An introduction to Computer Aided Design
Welcome to the world of high technology and acronyms: CAD, CAID, CAS and CAM to name but a few. The US-dominated Computer Aided Design software industry is not the easiest sector to get a handle on, however this section aims to untangle a few acronyms and focus on the benefits of CAD for the design and manufacturing industries.
The pressures of getting products to market faster, combined with advances in and lower costs of rapid prototyping technology have created this rapidly growing specialised sector. Almost every product you look at in your home or office will at some stage in the development process have been modelled or analysed on a computer system.
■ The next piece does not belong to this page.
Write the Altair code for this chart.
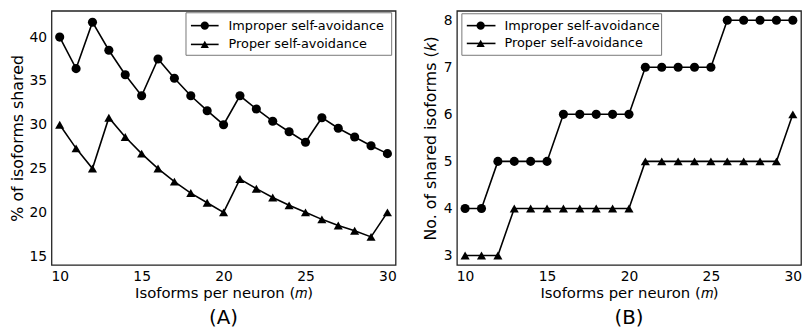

That process may have been driven by the necessity to describe the product's complex external form or 'A surfaces' as they are described in the automotive sector. Or it could be more engineering driven - with tight internal construction tolerances, mould flow and stresses requiring analysis through Computational Fluid Dynamics or Finite Element Analysis (CFD and FEA respectively).
Another factor is that CAD is often the only way an organisation can ensure design integrity and effective communication with moulding suppliers globally. This can be achieved by specifying every aspect of the product in CAD and emailing or secure FTP-ing (file transfer protocol) the file.
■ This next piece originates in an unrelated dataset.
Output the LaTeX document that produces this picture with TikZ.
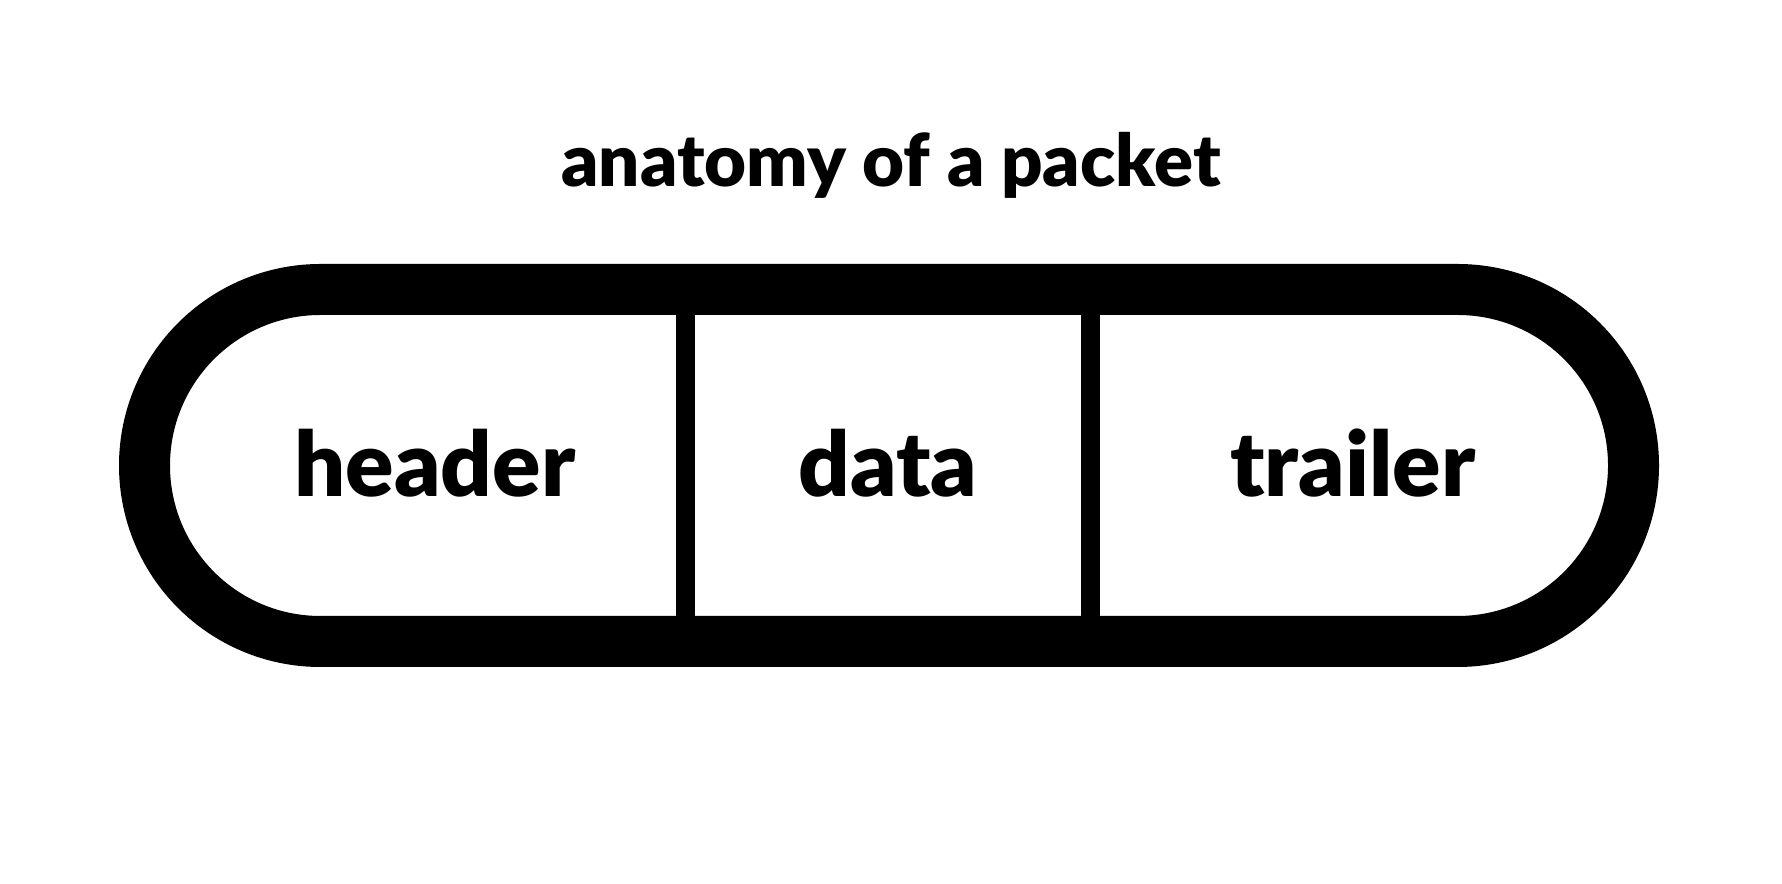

The CAD software business is also subdivided between these two paradigms. The debate over which is best - solid or surface modelling systems - is a longstanding one. However, as a general rule the following characteristics tend to be true.
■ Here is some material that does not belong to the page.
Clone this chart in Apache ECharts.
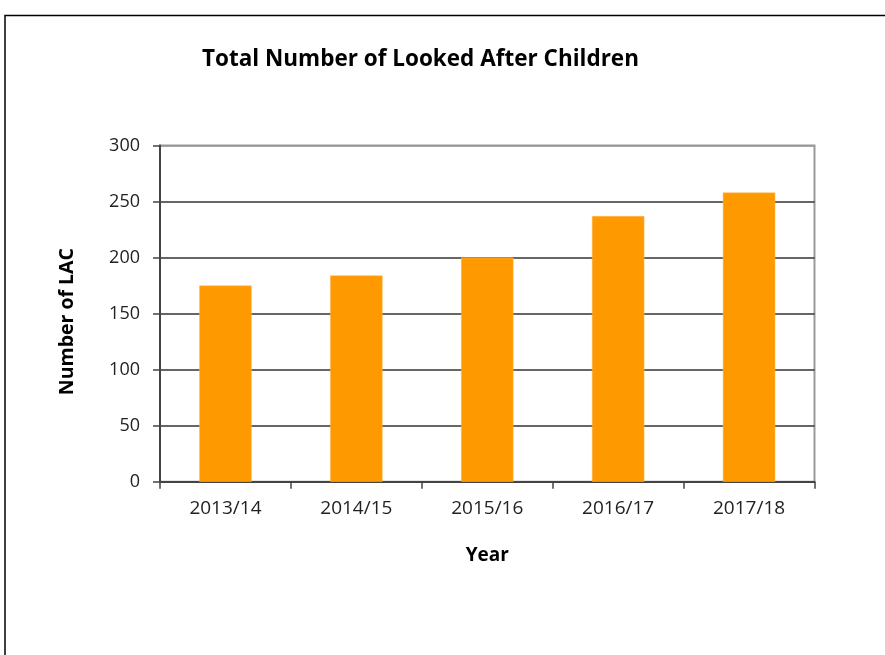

Solid systems tend to have better engineering capabilities including parametric construction history - where a part has 'intelligence' about the effects of changes to it or an assembly of which it is part.
Surface systems tend to be able to describe more complex forms and are often used by automotive companies. They also can demonstrate more sophisticated rendering, animation and visualisation capabilities.
So how has CAD, in terms of both solid and surface modellers, affected the design process? The simple answer is in the same radical way IT has affected nearly every industrial process - perhaps even more so.
Often a sketch design idea is validated with underlying engineering and ergonomic package data, which helps steer the design and ensure that it can be converted from sketch idea into production reality.
The time and money invested in CAD systems, and specialised personnel, is really reaped at the visualisation and rapid prototyping stages. Photorealistic CAD visuals are used to gain customer feedback and client approval in projects giving companies confidence to commit financially to the next stage in the process.
The needs of Hollywood's special effects industry have driven computer visualisation and animation to incredibly high standards and this technology can now be harnessed by designers to communicate ideas without the expense of having to construct a physical prototype.
CAD technology when properly harnessed is an integral factor in creating new products at lower costs and in tighter timescales, which yield higher margins.